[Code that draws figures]

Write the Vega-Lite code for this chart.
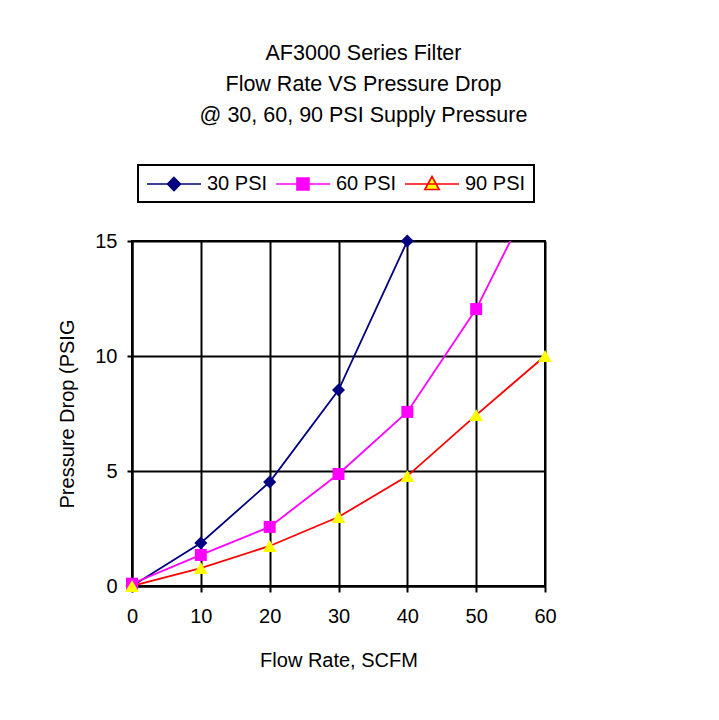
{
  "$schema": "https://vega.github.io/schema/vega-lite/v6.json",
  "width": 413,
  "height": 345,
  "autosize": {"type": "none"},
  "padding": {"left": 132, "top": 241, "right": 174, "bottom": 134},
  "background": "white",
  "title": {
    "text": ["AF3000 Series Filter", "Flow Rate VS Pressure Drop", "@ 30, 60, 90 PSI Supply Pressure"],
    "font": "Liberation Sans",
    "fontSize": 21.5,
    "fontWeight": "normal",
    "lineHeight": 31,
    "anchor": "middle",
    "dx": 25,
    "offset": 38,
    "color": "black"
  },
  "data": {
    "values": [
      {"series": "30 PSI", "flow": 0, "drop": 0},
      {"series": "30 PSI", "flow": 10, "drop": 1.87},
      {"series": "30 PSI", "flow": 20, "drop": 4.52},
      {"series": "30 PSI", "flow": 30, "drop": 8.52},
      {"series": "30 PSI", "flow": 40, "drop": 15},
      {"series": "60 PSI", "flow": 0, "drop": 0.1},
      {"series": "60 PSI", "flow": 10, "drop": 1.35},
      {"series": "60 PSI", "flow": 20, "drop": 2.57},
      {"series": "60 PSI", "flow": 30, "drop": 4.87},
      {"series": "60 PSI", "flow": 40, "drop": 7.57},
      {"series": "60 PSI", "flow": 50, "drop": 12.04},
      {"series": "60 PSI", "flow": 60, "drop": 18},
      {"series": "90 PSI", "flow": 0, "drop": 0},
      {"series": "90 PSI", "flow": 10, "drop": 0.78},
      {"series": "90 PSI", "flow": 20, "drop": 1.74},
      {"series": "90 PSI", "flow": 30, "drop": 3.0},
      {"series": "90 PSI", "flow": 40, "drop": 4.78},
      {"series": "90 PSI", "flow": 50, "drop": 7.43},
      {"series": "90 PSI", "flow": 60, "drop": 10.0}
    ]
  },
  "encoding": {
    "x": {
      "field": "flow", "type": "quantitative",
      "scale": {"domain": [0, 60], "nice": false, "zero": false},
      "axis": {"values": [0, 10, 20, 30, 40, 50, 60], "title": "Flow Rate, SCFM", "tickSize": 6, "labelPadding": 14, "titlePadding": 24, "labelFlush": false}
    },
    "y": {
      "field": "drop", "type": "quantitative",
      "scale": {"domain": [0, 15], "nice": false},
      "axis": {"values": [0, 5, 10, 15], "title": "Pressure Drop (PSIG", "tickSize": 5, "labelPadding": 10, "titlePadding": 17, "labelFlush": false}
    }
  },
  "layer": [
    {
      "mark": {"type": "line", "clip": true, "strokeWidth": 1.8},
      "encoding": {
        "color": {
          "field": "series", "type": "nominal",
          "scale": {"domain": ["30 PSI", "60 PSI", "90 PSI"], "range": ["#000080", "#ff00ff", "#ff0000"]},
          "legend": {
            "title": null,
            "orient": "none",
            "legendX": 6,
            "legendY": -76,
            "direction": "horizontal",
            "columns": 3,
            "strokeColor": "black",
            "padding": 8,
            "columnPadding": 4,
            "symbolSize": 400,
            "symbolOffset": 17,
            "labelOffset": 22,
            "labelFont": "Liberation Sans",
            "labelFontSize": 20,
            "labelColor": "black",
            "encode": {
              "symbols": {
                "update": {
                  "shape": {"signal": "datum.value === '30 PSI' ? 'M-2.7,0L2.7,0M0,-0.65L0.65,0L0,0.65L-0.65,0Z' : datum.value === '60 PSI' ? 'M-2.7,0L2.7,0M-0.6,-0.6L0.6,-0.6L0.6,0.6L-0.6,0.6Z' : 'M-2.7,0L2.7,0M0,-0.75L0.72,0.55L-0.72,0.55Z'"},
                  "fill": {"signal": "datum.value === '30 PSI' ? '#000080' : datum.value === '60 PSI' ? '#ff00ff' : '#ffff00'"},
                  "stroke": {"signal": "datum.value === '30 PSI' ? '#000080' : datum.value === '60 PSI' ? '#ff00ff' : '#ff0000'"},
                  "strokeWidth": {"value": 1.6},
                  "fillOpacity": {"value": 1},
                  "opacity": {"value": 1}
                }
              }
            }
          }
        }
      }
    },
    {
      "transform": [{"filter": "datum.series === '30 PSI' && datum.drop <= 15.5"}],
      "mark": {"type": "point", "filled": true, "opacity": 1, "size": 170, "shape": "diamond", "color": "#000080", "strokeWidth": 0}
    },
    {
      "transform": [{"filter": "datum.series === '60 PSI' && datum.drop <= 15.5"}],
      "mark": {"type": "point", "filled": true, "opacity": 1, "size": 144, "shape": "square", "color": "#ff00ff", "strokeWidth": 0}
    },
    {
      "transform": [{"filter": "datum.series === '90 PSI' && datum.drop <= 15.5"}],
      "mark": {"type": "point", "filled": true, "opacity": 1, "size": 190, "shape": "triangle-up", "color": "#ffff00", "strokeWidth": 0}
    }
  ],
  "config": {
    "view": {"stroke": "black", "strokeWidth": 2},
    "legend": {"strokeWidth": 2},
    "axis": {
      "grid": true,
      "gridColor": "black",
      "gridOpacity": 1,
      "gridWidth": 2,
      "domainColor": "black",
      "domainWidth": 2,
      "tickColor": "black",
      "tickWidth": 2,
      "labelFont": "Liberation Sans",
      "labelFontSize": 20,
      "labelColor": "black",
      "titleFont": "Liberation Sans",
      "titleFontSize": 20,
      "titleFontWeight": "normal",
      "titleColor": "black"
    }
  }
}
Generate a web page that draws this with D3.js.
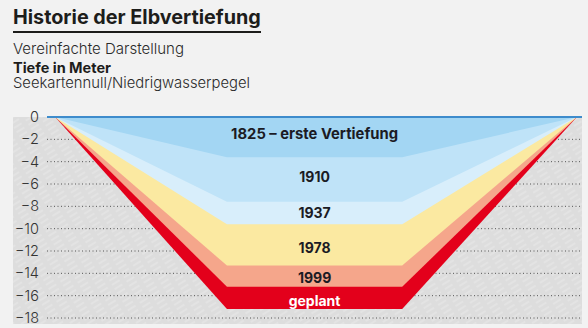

- **Written instruction**: Every record must be copied exactly, with images dropped from the result.

- **Output**:
Write the Vega-Lite code for this chart.
{
  "$schema": "https://vega.github.io/schema/vega-lite/v6.json",
  "width": 413,
  "height": 345,
  "autosize": {"type": "none"},
  "padding": {"left": 132, "top": 241, "right": 174, "bottom": 134},
  "background": "white",
  "title": {
    "text": ["AF3000 Series Filter", "Flow Rate VS Pressure Drop", "@ 30, 60, 90 PSI Supply Pressure"],
    "font": "Liberation Sans",
    "fontSize": 21.5,
    "fontWeight": "normal",
    "lineHeight": 31,
    "anchor": "middle",
    "dx": 25,
    "offset": 38,
    "color": "black"
  },
  "data": {
    "values": [
      {"series": "30 PSI", "flow": 0, "drop": 0},
      {"series": "30 PSI", "flow": 10, "drop": 1.87},
      {"series": "30 PSI", "flow": 20, "drop": 4.52},
      {"series": "30 PSI", "flow": 30, "drop": 8.52},
      {"series": "30 PSI", "flow": 40, "drop": 15},
      {"series": "60 PSI", "flow": 0, "drop": 0.1},
      {"series": "60 PSI", "flow": 10, "drop": 1.35},
      {"series": "60 PSI", "flow": 20, "drop": 2.57},
      {"series": "60 PSI", "flow": 30, "drop": 4.87},
      {"series": "60 PSI", "flow": 40, "drop": 7.57},
      {"series": "60 PSI", "flow": 50, "drop": 12.04},
      {"series": "60 PSI", "flow": 60, "drop": 18},
      {"series": "90 PSI", "flow": 0, "drop": 0},
      {"series": "90 PSI", "flow": 10, "drop": 0.78},
      {"series": "90 PSI", "flow": 20, "drop": 1.74},
      {"series": "90 PSI", "flow": 30, "drop": 3.0},
      {"series": "90 PSI", "flow": 40, "drop": 4.78},
      {"series": "90 PSI", "flow": 50, "drop": 7.43},
      {"series": "90 PSI", "flow": 60, "drop": 10.0}
    ]
  },
  "encoding": {
    "x": {
      "field": "flow", "type": "quantitative",
      "scale": {"domain": [0, 60], "nice": false, "zero": false},
      "axis": {"values": [0, 10, 20, 30, 40, 50, 60], "title": "Flow Rate, SCFM", "tickSize": 6, "labelPadding": 14, "titlePadding": 24, "labelFlush": false}
    },
    "y": {
      "field": "drop", "type": "quantitative",
      "scale": {"domain": [0, 15], "nice": false},
      "axis": {"values": [0, 5, 10, 15], "title": "Pressure Drop (PSIG", "tickSize": 5, "labelPadding": 10, "titlePadding": 17, "labelFlush": false}
    }
  },
  "layer": [
    {
      "mark": {"type": "line", "clip": true, "strokeWidth": 1.8},
      "encoding": {
        "color": {
          "field": "series", "type": "nominal",
          "scale": {"domain": ["30 PSI", "60 PSI", "90 PSI"], "range": ["#000080", "#ff00ff", "#ff0000"]},
          "legend": {
            "title": null,
            "orient": "none",
            "legendX": 6,
            "legendY": -76,
            "direction": "horizontal",
            "columns": 3,
            "strokeColor": "black",
            "padding": 8,
            "columnPadding": 4,
            "symbolSize": 400,
            "symbolOffset": 17,
            "labelOffset": 22,
            "labelFont": "Liberation Sans",
            "labelFontSize": 20,
            "labelColor": "black",
            "encode": {
              "symbols": {
                "update": {
                  "shape": {"signal": "datum.value === '30 PSI' ? 'M-2.7,0L2.7,0M0,-0.65L0.65,0L0,0.65L-0.65,0Z' : datum.value === '60 PSI' ? 'M-2.7,0L2.7,0M-0.6,-0.6L0.6,-0.6L0.6,0.6L-0.6,0.6Z' : 'M-2.7,0L2.7,0M0,-0.75L0.72,0.55L-0.72,0.55Z'"},
                  "fill": {"signal": "datum.value === '30 PSI' ? '#000080' : datum.value === '60 PSI' ? '#ff00ff' : '#ffff00'"},
                  "stroke": {"signal": "datum.value === '30 PSI' ? '#000080' : datum.value === '60 PSI' ? '#ff00ff' : '#ff0000'"},
                  "strokeWidth": {"value": 1.6},
                  "fillOpacity": {"value": 1},
                  "opacity": {"value": 1}
                }
              }
            }
          }
        }
      }
    },
    {
      "transform": [{"filter": "datum.series === '30 PSI' && datum.drop <= 15.5"}],
      "mark": {"type": "point", "filled": true, "opacity": 1, "size": 170, "shape": "diamond", "color": "#000080", "strokeWidth": 0}
    },
    {
      "transform": [{"filter": "datum.series === '60 PSI' && datum.drop <= 15.5"}],
      "mark": {"type": "point", "filled": true, "opacity": 1, "size": 144, "shape": "square", "color": "#ff00ff", "strokeWidth": 0}
    },
    {
      "transform": [{"filter": "datum.series === '90 PSI' && datum.drop <= 15.5"}],
      "mark": {"type": "point", "filled": true, "opacity": 1, "size": 190, "shape": "triangle-up", "color": "#ffff00", "strokeWidth": 0}
    }
  ],
  "config": {
    "view": {"stroke": "black", "strokeWidth": 2},
    "legend": {"strokeWidth": 2},
    "axis": {
      "grid": true,
      "gridColor": "black",
      "gridOpacity": 1,
      "gridWidth": 2,
      "domainColor": "black",
      "domainWidth": 2,
      "tickColor": "black",
      "tickWidth": 2,
      "labelFont": "Liberation Sans",
      "labelFontSize": 20,
      "labelColor": "black",
      "titleFont": "Liberation Sans",
      "titleFontSize": 20,
      "titleFontWeight": "normal",
      "titleColor": "black"
    }
  }
}
Generate a web page that draws this with D3.js.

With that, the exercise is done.